Plasmodium vivax merozoite surface protein PvMSP-3β is radically polymorphic through mutation and large insertions and deletions

Abstract

Plasmodium vivax causes the majority of malaria outside of sub-Saharan Africa and is an important burden for affected countries. The recent spread of drug-resistant P. vivax strains in these countries has led to renewed pressure for the development of a P. vivax vaccine. The complex life cycle of P. vivax presents many potential vaccine targets, but among the most promising candidates are subunits of the surface coat that surrounds the merozoite, the parasite stage that infects erythrocytes and initiates much of the pathology of malaria. Although the genes for several constituents of the P. vivax surface coat have now been cloned and sequenced, little is known about the extent to which these proteins vary between populations, an important consideration in vaccine development. The merozoite surface protein MSP-3β is a member of a family of related merozoite surface proteins, all of which contain a central alanine-rich domain that is predicted to form a coiled-coil tertiary structure. We have sequenced the PvMSP- 3β gene from P. vivax isolates originating in Central and South America, Asia and the Pacific.
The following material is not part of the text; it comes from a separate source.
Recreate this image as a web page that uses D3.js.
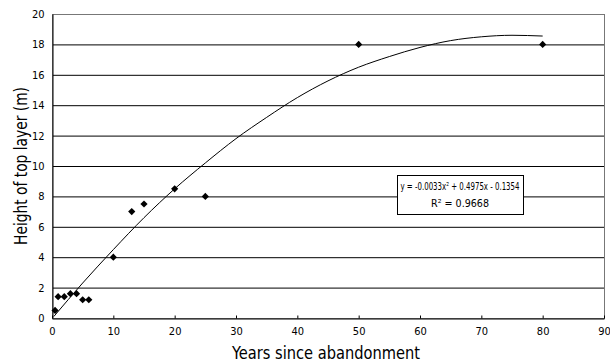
<!DOCTYPE html>
<html>
<head>
<meta charset="utf-8">
<script src="https://cdn.jsdelivr.net/npm/d3@7"></script>
<style>
  body { margin: 0; background: #fff; }
  text { font-family: "DejaVu Sans Condensed", "Liberation Sans", sans-serif; fill: #000; }
</style>
</head>
<body>
<script>
const w = 610;
const h = 364;
const plotL = 52, plotR = 604, plotT = 14, plotB = 318;

// observed points
const years = [0.5, 1, 2, 3, 4, 5, 6, 10, 13, 15, 20, 25, 50, 80];
const heights = [0.5, 1.4, 1.4, 1.6, 1.6, 1.2, 1.2, 4, 7, 7.5, 8.5, 8, 18, 18];

// trend line
const trendX = [0.3, 5, 10, 15, 20, 25, 30, 35, 40, 45, 50, 55, 60, 65, 70, 75, 80];
const trendY = [0.1, 2.3, 4.5, 6.6, 8.5, 10.2, 11.8, 13.2, 14.5, 15.6, 16.5, 17.2, 17.8, 18.25, 18.5, 18.6, 18.55];

const xTicks = [0, 10, 20, 30, 40, 50, 60, 70, 80, 90];
const yTicks = [0, 2, 4, 6, 8, 10, 12, 14, 16, 18, 20];

const xScale = d3.scaleLinear().domain([0, 90]).range([plotL, plotR]);
const yScale = d3.scaleLinear().domain([0, 20]).range([plotB, plotT]);

const svg = d3.select("body").append("svg")
  .attr("width", w)
  .attr("height", h);

// GRID
svg.append("g")
  .selectAll("line")
  .data(yTicks.filter(d => d > 0 && d < 20))
  .join("line")
  .attr("x1", plotL).attr("x2", plotR)
  .attr("y1", d => yScale(d) + 0.5).attr("y2", d => yScale(d) + 0.5)
  .attr("stroke", "#000");

// frame
svg.append("rect")
  .attr("x", plotL + 0.5).attr("y", plotT + 0.5)
  .attr("width", plotR - plotL).attr("height", plotB - plotT)
  .attr("fill", "none")
  .attr("stroke", "#777");

// AXES
const xAxis = svg.append("g")
  .attr("transform", `translate(0, ${plotB + 0.5})`)
  .call(d3.axisBottom(xScale).tickValues(xTicks).tickSizeInner(-3).tickSizeOuter(0).tickPadding(9));
xAxis.select(".domain").attr("stroke", "#000");
xAxis.selectAll("text").attr("font-size", 11);

const yAxis = svg.append("g")
  .attr("transform", `translate(${plotL + 0.5}, 0)`)
  .call(d3.axisLeft(yScale).tickValues(yTicks).tickSize(0).tickPadding(8));
yAxis.select(".domain").attr("stroke", "#000");
yAxis.selectAll("text").attr("font-size", 11);

// TREND
const line = d3.line()
  .x((d, i) => xScale(trendX[i]))
  .y(d => yScale(d))
  .curve(d3.curveMonotoneX);

svg.append("path")
  .datum(trendY)
  .attr("d", line)
  .attr("fill", "none")
  .attr("stroke", "#000")
  .attr("stroke-width", 1);

// POINTS
svg.append("g")
  .selectAll("path")
  .data(years)
  .join("path")
  .attr("transform", (d, i) => `translate(${xScale(d)}, ${yScale(heights[i])}) rotate(45)`)
  .attr("d", d3.symbol(d3.symbolSquare, 26))
  .attr("fill", "#000");

// EQUATION BOX
const box = svg.append("g");
box.append("rect")
  .attr("x", 397.5).attr("y", 175.5)
  .attr("width", 126).attr("height", 39)
  .attr("fill", "#fff")
  .attr("stroke", "#000");
box.append("text")
  .attr("x", 460).attr("y", 190)
  .attr("text-anchor", "middle")
  .attr("font-size", 11)
  .attr("textLength", 119)
  .attr("lengthAdjust", "spacingAndGlyphs")
  .text("y = -0.0033x² + 0.4975x - 0.1354");
box.append("text")
  .attr("x", 460).attr("y", 207)
  .attr("text-anchor", "middle")
  .attr("font-size", 11)
  .attr("textLength", 58)
  .attr("lengthAdjust", "spacingAndGlyphs")
  .text("R² = 0.9668");

// TITLES
svg.append("text")
  .attr("x", (plotL + plotR) / 2 - 2)
  .attr("y", 359)
  .attr("text-anchor", "middle")
  .attr("font-size", 18)
  .attr("textLength", 188)
  .attr("lengthAdjust", "spacingAndGlyphs")
  .text("Years since abandonment");

svg.append("text")
  .attr("transform", `translate(27, ${(plotT + plotB) / 2}) rotate(-90)`)
  .attr("text-anchor", "middle")
  .attr("font-size", 18)
  .attr("textLength", 158)
  .attr("lengthAdjust", "spacingAndGlyphs")
  .text("Height of top layer (m)");
</script>
</body>
</html>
In this first assessment of PvMSP-3β variation between populations, we discovered widespread and significant diversity, mostly within the alanine-rich central region. We observed frequent differences in PvMSP-3β gene size, caused by the insertion and/or deletion of several large sequence blocks, as well as numerous single nucleotide polymorphisms and smaller scale insertions and deletions. Despite this high level of sequence diversity, certain physical properties of the encoded protein are maintained, particularly the ability to form coiled-coil tertiary structures, suggesting that although PvMSP-3β varies widely, it is under functional constraints. The implications for PvMSP-3β function and vaccine development are discussed.